Sundays are for walking the North York Moors and going to see Dylan Moran. Maybe I’ll read more of the best writing about video games from the past week on the train.
Everywhere I looked this week, I found people questioning the value of power fantasies in games. I don’t agree with any of them. Let’s kick off with Vicky Osterweil’s analysis of how socio-economic structures are driving the mainstream success of games. There’s some clever stuff here about how all industries mould themselves around not just producing profit, but creating the conditions for future profit – though I find depth in experiences that Osterweil considers empty.
Video games emerge as workers need to engage creatively in the most mundane of tasks to get an edge over fellow workers, glamorizing the violence of competition and the otherwise mundane process of learning arbitrary information and gestures through play. The arc of most games involves getting better and better at recognizing a particular set of patterns and deploying a particular set of skills — activated by button presses — to the point where the actual controls become second nature and the player experiences the fantasy of seamlessly inhabiting the character or scenario she plays with.
In an article for Quartz, Waypoint editor Austin Walker argues that the pursuit of power fantasies with mass appeal is bound up with the exploitative labour practices often involved in their creation, and the only way to sort that mess out is to rebuild the games industry around different conditions for its workers. I’m on board with most of the piece, though I don’t share Walker’s aversion to power fantasies – they’re an element of too many games I adore. (Including Motion Twin’s Dead Cells, and Austin using that as a positive example kinda demonstrates his broader point doesn’t depend on their rejection.)
There was a shared belief that this moment proved that games could do more. This is what games could be, we seemed to say. It wasn’t just a good thing that more mature, experimental, and diverse games were making a splash: It was a blueprint for how gaming could help shape the broader cultural landscape. Games, the argument went, could save us.
Soon enough, we realized that we couldn’t have been more wrong.
Liz Ryerson makes some of the same arguments as Walker in her rebuke to anyone who claims that there are too many video games. There are too many games for even good ones to be profitable, is what’s meant by that – and one of Ryerson’s points is that profitability and good art don’t go hand in hand.

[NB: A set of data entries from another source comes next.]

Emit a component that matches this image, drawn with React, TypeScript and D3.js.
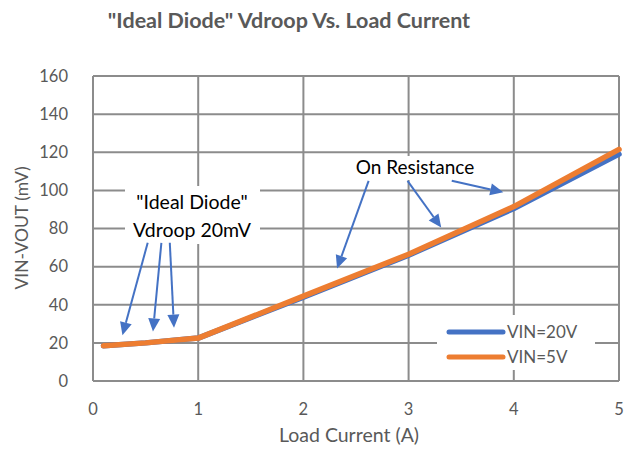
import * as d3 from 'd3';
import React from 'react';

const width = 634;
const height = 449;

// load current (A)
const current = [0.1, 0.5, 1, 2, 3, 4, 5];
// droop (mV)
const vin20 = [18.5, 20, 22.5, 44, 66, 90.5, 119];
const vin5 = [18.5, 20, 22.5, 44.5, 66.5, 91.5, 121.5];

const xTicks = [0, 1, 2, 3, 4, 5];
const yTicks = [0, 20, 40, 60, 80, 100, 120, 140, 160];

const series = [
  { name: 'VIN=20V', values: vin20, color: '#4472C4' },
  { name: 'VIN=5V', values: vin5, color: '#ED7D31' },
];

const font = 'Lato, "Open Sans", sans-serif';
const gridColor = '#8c8c8c';
const textColor = '#595959';
const arrowColor = '#4472C4';

const x = d3.scaleLinear().domain([0, 5]).range([93, 619]);
const y = d3.scaleLinear().domain([0, 160]).range([381, 76]);

// annotation arrows: [fromX, fromY, toX, toY] in data units
const diodeArrows = [
  [0.52, 72.5, 0.28, 24],
  [0.65, 72.5, 0.57, 26],
  [0.73, 72.5, 0.77, 28],
];
const resistanceArrows = [
  [2.62, 105, 2.32, 59],
  [2.99, 105, 3.31, 80.5],
  [3.41, 105, 3.9, 99],
];

const Arrow = ({ a }: { a: number[] }) => {
  const x1 = x(a[0]);
  const y1 = y(a[1]);
  const x2 = x(a[2]);
  const y2 = y(a[3]);
  const ang = Math.atan2(y2 - y1, x2 - x1);
  const len = 13;
  const w = 6;
  const bx = x2 - len * Math.cos(ang);
  const by = y2 - len * Math.sin(ang);
  const px = -Math.sin(ang) * w;
  const py = Math.cos(ang) * w;
  return (
    <g>
      <line x1={x1} y1={y1} x2={bx} y2={by} stroke={arrowColor} strokeWidth={2} />
      <path
        d={`M${x2},${y2}L${bx + px},${by + py}L${bx - px},${by - py}Z`}
        fill={arrowColor}
      />
    </g>
  );
};

export default function App() {
  const line = d3
    .line<number>()
    .x((_, i) => x(current[i]))
    .y((d) => y(d));

  return (
    <svg
      width={width}
      height={height}
      style={{ position: 'absolute', left: 0, top: 0, background: '#fff' }}
      fontFamily={font}
    >
      <text
        x={289}
        y={28}
        textAnchor="middle"
        fontSize={21.5}
        fontWeight="bold"
        fill={textColor}
      >
        "Ideal Diode" Vdroop Vs. Load Current
      </text>

      {/* grid */}
      {yTicks.map((t) => (
        <line key={'gy' + t} x1={x(0)} x2={x(5)} y1={y(t)} y2={y(t)} stroke={gridColor} strokeWidth={2} />
      ))}
      {xTicks.map((t) => (
        <line key={'gx' + t} x1={x(t)} x2={x(t)} y1={y(0)} y2={y(160)} stroke={gridColor} strokeWidth={2} />
      ))}

      {/* tick labels */}
      {yTicks.map((t) => (
        <text key={'ly' + t} x={68} y={y(t)} dy="0.35em" textAnchor="end" fontSize={16.5} fill={textColor}>
          {t}
        </text>
      ))}
      {xTicks.map((t) => (
        <text key={'lx' + t} x={x(t)} y={415} textAnchor="middle" fontSize={16.5} fill={textColor}>
          {t}
        </text>
      ))}

      <text x={349} y={442} textAnchor="middle" fontSize={19.5} fill={textColor}>
        Load Current (A)
      </text>
      <text
        transform={`translate(28,228) rotate(-90)`}
        textAnchor="middle"
        fontSize={17.5}
        fill={textColor}
      >
        VIN-VOUT (mV)
      </text>

      {/* series */}
      {series.map((s) => (
        <path
          key={s.name}
          d={line(s.values) || ''}
          fill="none"
          stroke={s.color}
          strokeWidth={5.5}
          strokeLinecap="round"
          strokeLinejoin="round"
        />
      ))}

      {/* annotation: ideal diode */}
      <rect x={125} y={186} width={135} height={58} fill="#fff" />
      <text x={192} y={209} textAnchor="middle" fontSize={19.5} fill="#000">
        "Ideal Diode"
      </text>
      <text x={192} y={237} textAnchor="middle" fontSize={19.5} fill="#000">
        Vdroop 20mV
      </text>
      {diodeArrows.map((a, i) => (
        <Arrow key={'da' + i} a={a} />
      ))}

      {/* annotation: on resistance */}
      <rect x={346} y={156} width={138} height={24} fill="#fff" />
      <text x={415} y={174} textAnchor="middle" fontSize={19} fill="#000">
        On Resistance
      </text>
      {resistanceArrows.map((a, i) => (
        <Arrow key={'ra' + i} a={a} />
      ))}

      {/* legend */}
      <rect x={437} y={315} width={158} height={55} fill="#fff" />
      {series.map((s, i) => (
        <g key={'lg' + s.name}>
          <line
            x1={449}
            x2={503}
            y1={332 + i * 25}
            y2={332 + i * 25}
            stroke={s.color}
            strokeWidth={5}
            strokeLinecap="round"
          />
          <text x={507} y={332 + i * 25} dy="0.35em" fontSize={17} fill={textColor}>
            {s.name}
          </text>
        </g>
      ))}
    </svg>
  );
}
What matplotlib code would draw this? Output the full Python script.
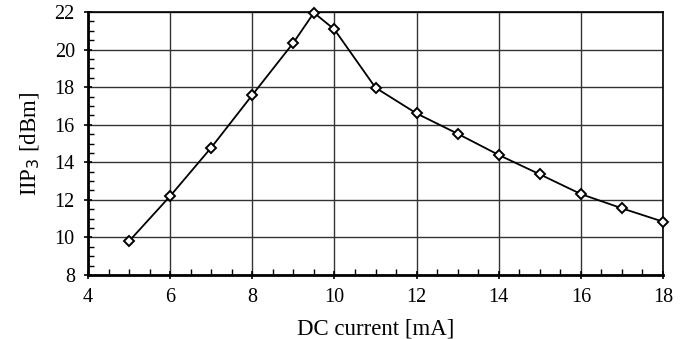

Again, this highlights many legitimate problems within the industry while dismissing the joy of feeling powerful within a game world. I don’t think that experience is fundamentally empty or destructive.
There is a fanatical desire among many who work in videogames to find new facets of a person’s life to create and exploit markets inside. This is an extension of the tech startup venture capitalist mindset, which has created and pushed apps for virtually every human purpose imaginable. It also partly has to do with the hyper-specificity of the hyper-male hardcore gaming demographic alienating a lot of potential consumers who don’t fit into that category.
Jillian Capewell explored some delightful perspectives on the whys and hows of Sim killing in an article for the Huffington Post. (You might say I’m shooting my earlier statements in the foot by including a quote that compares power fantasies to drawing pleasure from killing insects. I’d say something smart about sublimation and catharsis.)
Our penchant for serial killing has not gone unnoticed at “Sims” headquarters. According to “The Sims 4” senior producer Grant Rodiek, who’s been with the company since 2005, the latest version of the game registers around 28,000 Sim deaths per day.
“I think [killing Sims is] a way players can express ultimate control over a thing. It’s funny, mischievous, dark, without being grotesque,” Rodiek said. “It’s a kinder, gentler method of using a magnifying glass to burn insects.”
Over at cheery RPS fanzine PC Gamer, Andy Kelly took a look at Control. That’s Remedy’s surreal upcoming shooter, which turns out to be even weirder than you thought. I am now very interested in Control.
A scientist sits in a glass cell, staring at a fridge. He’s been there for hours, maybe days. But he can’t look away from the fridge. If he does, he says it’ll ‘diverge’, and from the sheer terror in his voice, I can only assume that’s a bad thing.
That Too Many Cooks video took a year to make, and originally had a section where you saw a different view of reality where all the characters got puppeted by lizard people. These facts and more can be found in Jake Kleinman’s interview with its creators.
Shane Morton: I knew it was gonna be weird and fun, but I had no idea it would have this effect on you when you watched it. Watching that thing, it makes you feel like time and space are distorting, and your whole reality is affected. A lot of that is weird editing and smashing through fourth walls that aren’t there.
Why IS Steve Bannon giving a keynote speech about nationalism at an academic tech conference? Matthew Gault investigates.
While Bannon does have a background running World of Warcraft gold farms for a startup and has been involved in a wide variety of peculiar tech projects, in the recent past he’s been known primarily for being involved in politics and media, not the topics that ACE generally talks about, making the choice stranger.
Here’s a neat podcast about the neuroscience behind creative flow states. It features Heather Berlin, a scientist who sticks rappers in MRI machines – including her husband. I went to see their duo show at the Edinburgh Fringe a few years back, it was great.
Music this week is Bullets by Tunng.